Feature | September 26, 2014
Everolimus-eluting Stents are Superior to Drug-coated Balloons to Treat In-stent Restenosis
Results of RIBS IV Trial Reported at TCT 2014
September 26, 2014 — A new clinical trial comparing the use of everolimus-eluting stents (EES) and drug-eluting balloons (DEB) in treating in-stent restenosis (ISR) from drug-eluting stents found that EES provided superior late angiographic results and better late clinical outcomes. Findings were reported at the Transcatheter Cardiovascular Therapeutics (TCT) scientific symposium.
Treatment of patients with ISR remains a challenge, especially in patients presenting with drug-eluting stent (DES) ISR. In this setting, DEB appear to be as effective as first generation DES. However, the relative value of DEB compared to new generation DES with DES-ISR remains unknown.
RIBS IV was a multicenter prospective randomized trial that compared the efficacy of DEB with that of EES in patients with DES-ISR. The primary endpoint was minimal lumen diameter (MLD) at late angiographic follow up.

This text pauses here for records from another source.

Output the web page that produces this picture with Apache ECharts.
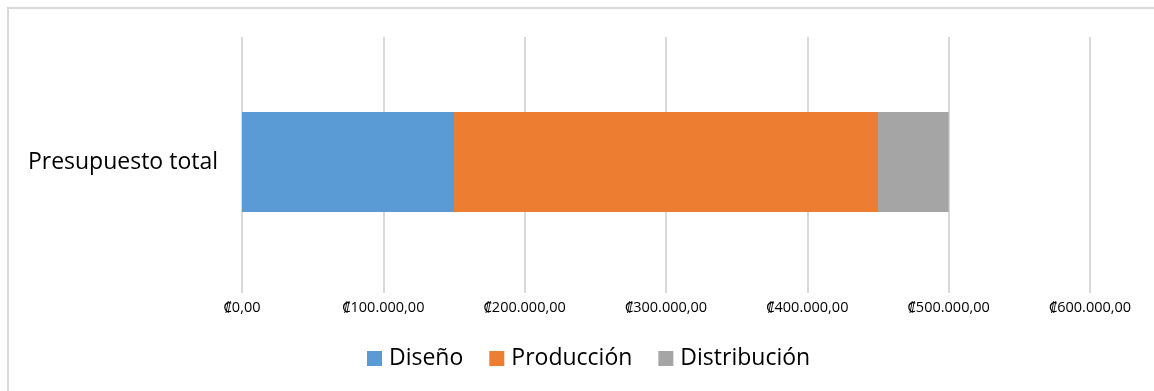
<!DOCTYPE html>
<html><head><meta charset="utf-8">
<script src="https://cdn.jsdelivr.net/npm/echarts@6/dist/echarts.min.js"></script>
<style>
html,body{margin:0;padding:0;background:#fff;}
#wrap{position:absolute;left:7px;top:7px;width:1160px;height:400px;border-left:2px solid #d9d9d9;border-top:2px solid #d9d9d9;box-sizing:border-box;}
#c{position:absolute;left:0;top:0;width:1154px;height:391px;}
</style></head>
<body>
<div id="wrap"></div>
<div id="c"></div>
<script>
const categories = ['Presupuesto total'];
const seriesNames = ['Diseño', 'Producción', 'Distribución'];
const diseno = [150000];
const produccion = [300000];
const distribucion = [50000];
const colors = ['#5B9BD5', '#ED7D31', '#A5A5A5'];

function fmt(v){
  const s = Math.round(v).toString().replace(/\B(?=(\d{3})+(?!\d))/g, '.');
  return '₡' + s + ',00';
}
const chart = echarts.init(document.getElementById('c'), null, {renderer:'canvas'});
const font = '"Open Sans", "Noto Sans", sans-serif';
chart.setOption({
  animation:false,
  textStyle:{fontFamily:font},
  color: colors,
  legend:{
    left:362, top:342, itemWidth:15, itemHeight:15, itemGap:26,
    icon:'rect',
    textStyle:{fontSize:23, color:'#000', fontFamily:font, padding:[0,0,0,2]},
    data: seriesNames
  },
  grid:[
    {left:242, right:64, top:37, bottom:98, containLabel:false},
    {left:242, right:64, top:37, bottom:104, containLabel:false}
  ],
  xAxis:[{
    gridIndex:0,
    type:'value', min:0, max:600000, interval:100000,
    axisLine:{show:false}, axisTick:{show:false},
    splitLine:{show:true, lineStyle:{color:'#d9d9d9', width:2}},
    axisLabel:{formatter:fmt, fontSize:14.5, color:'#000', margin:7, fontFamily:font}
  },{
    gridIndex:1,
    type:'value', min:0, max:600000, interval:100000,
    axisLine:{show:false}, axisTick:{show:false},
    splitLine:{show:false}, axisLabel:{show:false}
  }],
  yAxis:[{
    gridIndex:0, type:'category', data:categories,
    axisLine:{show:false}, axisTick:{show:false}, axisLabel:{show:false}
  },{
    gridIndex:1, type:'category', data:categories,
    axisLine:{show:false}, axisTick:{show:false},
    axisLabel:{fontSize:23, color:'#000', margin:24, fontFamily:font}
  }],
  series:[
    {name:seriesNames[0], type:'bar', stack:'t', data:diseno, barWidth:100, xAxisIndex:1, yAxisIndex:1},
    {name:seriesNames[1], type:'bar', stack:'t', data:produccion, barWidth:100, xAxisIndex:1, yAxisIndex:1},
    {name:seriesNames[2], type:'bar', stack:'t', data:distribucion, barWidth:100, xAxisIndex:1, yAxisIndex:1}
  ]
});
</script>
</body></html>
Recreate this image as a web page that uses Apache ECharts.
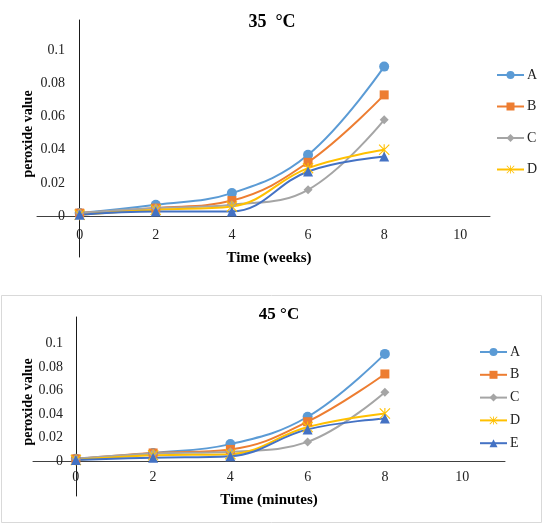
<!DOCTYPE html>
<html>
<head>
<meta charset="utf-8">
<script src="https://cdn.jsdelivr.net/npm/echarts@6/dist/echarts.min.js"></script>
<style>
html,body{margin:0;padding:0;background:#fff;}
#c{width:544px;height:524px;}
</style>
</head>
<body>
<div id="c"></div>
<script>
// ---- data ----
var times = [0, 2, 4, 6, 8];
var xTicks = [0, 2, 4, 6, 8, 10];
var yTicks = [0, 0.02, 0.04, 0.06, 0.08, 0.1];
var seriesNames = ['A', 'B', 'C', 'D', 'E'];

var topA = [0.002, 0.007, 0.014, 0.037, 0.090];
var topB = [0.002, 0.005, 0.0095, 0.0325, 0.073];
var topC = [0.002, 0.005, 0.007, 0.016, 0.058];
var topD = [0.001, 0.004, 0.006, 0.029, 0.040];
var topE = [0.001, 0.003, 0.003, 0.027, 0.036];

var botA = [0.002, 0.007, 0.0145, 0.0377, 0.091];
var botB = [0.002, 0.007, 0.010, 0.0335, 0.074];
var botC = [0.002, 0.0065, 0.008, 0.0164, 0.0585];
var botD = [0.001, 0.005, 0.006, 0.029, 0.0405];
var botE = [0.001, 0.003, 0.0043, 0.027, 0.0363];

var topTitle = '35  °C';
var botTitle = '45 °C';
var topXName = 'Time (weeks)';
var botXName = 'Time (minutes)';
var yName = 'peroxide value';

// ---- styles ----
var colors = ['#5B9BD5', '#ED7D31', '#A5A5A5', '#FFC000', '#4472C4'];
var starPath = 'path://M9,0L11,0L11,20L9,20Z M1.4,0L20,18.6L18.6,20L0,1.4Z M18.6,0L20,1.4L1.4,20L0,18.6Z';
var symbols = ['circle', 'rect', 'diamond', starPath, 'triangle'];
var symbolSizes = [10, 9, 9, 11, 10];
var FONT = '"Liberation Serif", "Times New Roman", serif';

function pairs(vals) { return times.map(function (t, i) { return [t, vals[i]]; }); }

function makeSeries(dataSets, axisIdx) {
  return dataSets.map(function (d, i) {
    return {
      name: seriesNames[i],
      type: 'line',
      xAxisIndex: axisIdx,
      yAxisIndex: axisIdx,
      data: pairs(d),
      smooth: 0.4,
      symbol: symbols[i],
      symbolSize: symbolSizes[i],
      showAllSymbol: true,
      color: colors[i],
      lineStyle: { color: colors[i], width: 2 },
      itemStyle: { color: colors[i] },
      emphasis: { disabled: true },
      animation: false
    };
  });
}

function xAxisCfg(gridIdx, min, max, margin) {
  return {
    type: 'value', gridIndex: gridIdx, min: min, max: max,
    axisLine: { show: true, onZero: true, lineStyle: { color: '#404040', width: 1 } },
    axisTick: { show: false },
    splitLine: { show: false },
    axisLabel: {
      customValues: xTicks, margin: margin,
      fontFamily: FONT, fontSize: 14, color: '#222'
    }
  };
}
function yAxisCfg(gridIdx, min, max, margin) {
  return {
    type: 'value', gridIndex: gridIdx, min: min, max: max,
    axisLine: { show: true, onZero: true, lineStyle: { color: '#1a1a1a', width: 1 } },
    axisTick: { show: false },
    splitLine: { show: false },
    axisLabel: {
      customValues: yTicks, margin: margin,
      fontFamily: FONT, fontSize: 14, color: '#222',
      formatter: function (v) { return String(+v.toFixed(2)); }
    }
  };
}

function txt(text, x, y, size, rot) {
  return {
    type: 'text', x: x, y: y, rotation: rot || 0, silent: true,
    style: {
      text: text, align: 'center', verticalAlign: 'middle',
      font: 'bold ' + size + 'px ' + FONT, fill: '#000'
    }
  };
}

var chart = echarts.init(document.getElementById('c'), null, { renderer: 'canvas' });
chart.setOption({
  backgroundColor: '#fff',
  animation: false,
  grid: [
    { left: 37, top: 20, width: 453, height: 237, containLabel: false },
    { left: 33, top: 317, width: 472, height: 179, containLabel: false }
  ],
  xAxis: [
    xAxisCfg(0, -1.12, 10.78, -29),
    xAxisCfg(1, -1.11, 11.11, -26)
  ],
  yAxis: [
    yAxisCfg(0, -0.0244, 0.118, -28),
    yAxisCfg(1, -0.0295, 0.1223, -30)
  ],
  legend: [
    {
      data: ['A', 'B', 'C', 'D'], orient: 'vertical', left: 496, top: 68, padding: 0,
      itemWidth: 27, itemHeight: 10, itemGap: 17.5,
      textStyle: { fontFamily: FONT, fontSize: 14, color: '#222', padding: [0, 0, 0, -2] },
      selectedMode: false
    },
    {
      data: ['A', 'B', 'C', 'D', 'E'], orient: 'vertical', left: 479, top: 345, padding: 0,
      itemWidth: 27, itemHeight: 10, itemGap: 8.8,
      textStyle: { fontFamily: FONT, fontSize: 14, color: '#222', padding: [0, 0, 0, -2] },
      selectedMode: false
    }
  ],
  graphic: [
    { type: 'rect', silent: true, z: -10,
      shape: { x: 1.5, y: 295.5, width: 540, height: 227 },
      style: { fill: 'none', stroke: '#D9D9D9', lineWidth: 1 } },
    txt(topTitle, 272, 22, 18),
    txt(botTitle, 279, 315, 17),
    txt(topXName, 269, 258, 15),
    txt(botXName, 269, 500, 15),
    txt(yName, 28, 134, 14, Math.PI / 2),
    txt(yName, 28, 402, 14, Math.PI / 2)
  ],
  series: makeSeries([topA, topB, topC, topD, topE], 0)
    .concat(makeSeries([botA, botB, botC, botD, botE], 1))
});
</script>
</body>
</html>
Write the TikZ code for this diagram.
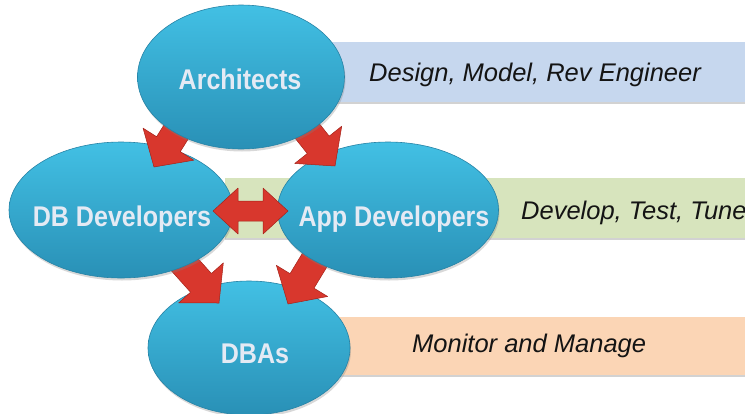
\documentclass[tikz,border=0pt]{standalone}
\usepackage{fontspec}
\setmainfont{Liberation Sans}
\newfontfamily\labelfont[FakeStretch=0.88]{Liberation Sans}
\usetikzlibrary{calc,shadows,shapes.geometric}

\definecolor{ellTop}{HTML}{42C0E4}
\definecolor{ellBot}{HTML}{2990B6}
\definecolor{ellRim}{HTML}{2683A6}
\definecolor{lblCol}{HTML}{E4EAF4}
\definecolor{arrRed}{HTML}{D8372D}
\definecolor{arrDark}{HTML}{A52219}
\definecolor{barBlue}{HTML}{C6D7EE}
\definecolor{barGreen}{HTML}{D7E4BD}
\definecolor{barOrange}{HTML}{FBD5B5}

\tikzset{
  role/.style={ellipse, inner sep=0pt, top color=ellTop, bottom color=ellBot,
    draw=ellRim, line width=0.6pt,
    drop shadow={opacity=0.3, shadow xshift=1pt, shadow yshift=-2.5pt}},
  rolelabel/.style={inner sep=0pt, anchor=base, text=lblCol,
    font=\labelfont\bfseries\fontsize{28.5}{32}\selectfont},
  bar/.style={draw=none, inner sep=0pt,
    drop shadow={opacity=0.35, shadow xshift=0pt, shadow yshift=-2pt}},
  bartext/.style={inner sep=0pt, anchor=base west, text=black!92,
    font=\itshape\fontsize{25.5}{30}\selectfont},
  blockarr/.style={fill=arrRed, draw=arrDark, line width=0.5pt, line join=round}
}

% single block arrow: id, start, tip, shaft half-width, head half-width, head length
\newcommand\blockarrow[6]{%
  \coordinate (#1b) at ($(#3)!#6!(#2)$);
  \draw[blockarr] ($(#2)!#4!90:(#3)$) -- ($(#1b)!#4!90:(#3)$) -- ($(#1b)!#5!90:(#3)$)
    -- (#3) -- ($(#1b)!#5!-90:(#3)$) -- ($(#1b)!#4!-90:(#3)$) -- ($(#2)!#4!-90:(#3)$) -- cycle;
}
% double block arrow: id, tip A, tip B, shaft half-width, head half-width, head length
\newcommand\dblarrow[6]{%
  \coordinate (#1a) at ($(#2)!#6!(#3)$);
  \coordinate (#1b) at ($(#3)!#6!(#2)$);
  \draw[blockarr] (#2) -- ($(#1a)!#5!90:(#3)$) -- ($(#1a)!#4!90:(#3)$)
    -- ($(#1b)!#4!-90:(#2)$) -- ($(#1b)!#5!-90:(#2)$) -- (#3)
    -- ($(#1b)!#5!90:(#2)$) -- ($(#1b)!#4!90:(#2)$)
    -- ($(#1a)!#4!-90:(#3)$) -- ($(#1a)!#5!-90:(#3)$) -- cycle;
}

\begin{document}
\begin{tikzpicture}[x=1pt, y=-1pt]
\fill[white] (0,0) rectangle (745,413);
\useasboundingbox (0,0) rectangle (745,413);

\begin{scope}
\clip (0,0) rectangle (745,413);
% bars
\fill[bar, barBlue] (300,42) rectangle (745,102);
\fill[bar, barGreen] (225,178) rectangle (745,238);
\fill[bar, barOrange] (300,317) rectangle (745,375);
\node[bartext] (t1) at (369,81) {Design, Model, Rev Engineer};
\node[bartext] (t2) at (521,219) {Develop, Test, Tune};
\node[bartext] (t3) at (412,352) {Monitor and Manage};

% DBAs
\node[role, minimum width=202pt, minimum height=134pt] (dba) at (249,348) {};
\coordinate (ldS) at (176,255);
\coordinate (ldT) at (219,303);
\coordinate (rdS) at (322,248);
\coordinate (rdT) at (288,304);
\blockarrow{ld}{ldS}{ldT}{14pt}{30pt}{27pt}
\blockarrow{rd}{rdS}{rdT}{14pt}{30pt}{27pt}

% developers
\node[role, minimum width=224pt, minimum height=136pt] (dbdev) at (121,210) {};
\node[role, minimum width=221pt, minimum height=136pt] (appdev) at (388,210) {};
\coordinate (ltS) at (190,110);
\coordinate (ltT) at (154,167);
\coordinate (rtS) at (293,113);
\coordinate (rtT) at (335,166);
\blockarrow{lt}{ltS}{ltT}{14pt}{30pt}{27pt}
\blockarrow{rt}{rtS}{rtT}{14pt}{30pt}{27pt}

% architects
\node[role, minimum width=207pt, minimum height=144pt] (arch) at (241,77) {};

% double arrow between developers
\coordinate (dL) at (213,211);
\coordinate (dR) at (288,211);
\dblarrow{dd}{dL}{dR}{10pt}{23pt}{25pt}

% labels
\node[rolelabel] (archL) at (240,89) {Architects};
\node[rolelabel] (dbdevL) at (122,226) {DB Developers};
\node[rolelabel] (appdevL) at (394,226) {App Developers};
\node[rolelabel] (dbaL) at (255,363) {DBAs};
\end{scope}
\end{tikzpicture}
\end{document}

Secondary endpoints including diameter stenosis, angiographic late lumen loss, and binary restenosis were also analyzed at nine months.
A total of 309 patients with DES-ISR were randomized to receive either EES (n=155) or DEB (n=154). Late angiographic follow up was obtained in 90 percent of eligible patients. At nine months, the EES group reported a larger in-segment MLD than the DEB group (2.03 vs. 1.8, respectively; p=0.004). After one year, the EES group also reported higher rates of freedom from target lesion revascularization (96 percent vs. 87 percent, p=0.008) and freedom from major adverse coronary events, including cardiac death, myocardial infarction, and target vessel revascularizaiton (90 percent vs. 82 percent, p=0.044).
“In patients with DES-ISR, our study found that EES provides superior late angiographic results and better late clinical outcomes compared to DEB,” said lead investigator Fernando Alfonso, M.D., Ph.D., head of the cardiac department at the Hospital Universitario de La Princesa in Madrid, Spain. “Treatment of DES-ISR remains challenging and associated with poorer clinical and angiographic results than treatment of bare metal stent ISR. Further studies with more patients and longer follow-up are warranted in this adverse setting.”
The RIBS IV trial was an investigator driven initiative funded by unrestricted grants from B. Braun and Abbot Vascular. Alfonso reported no disclosures.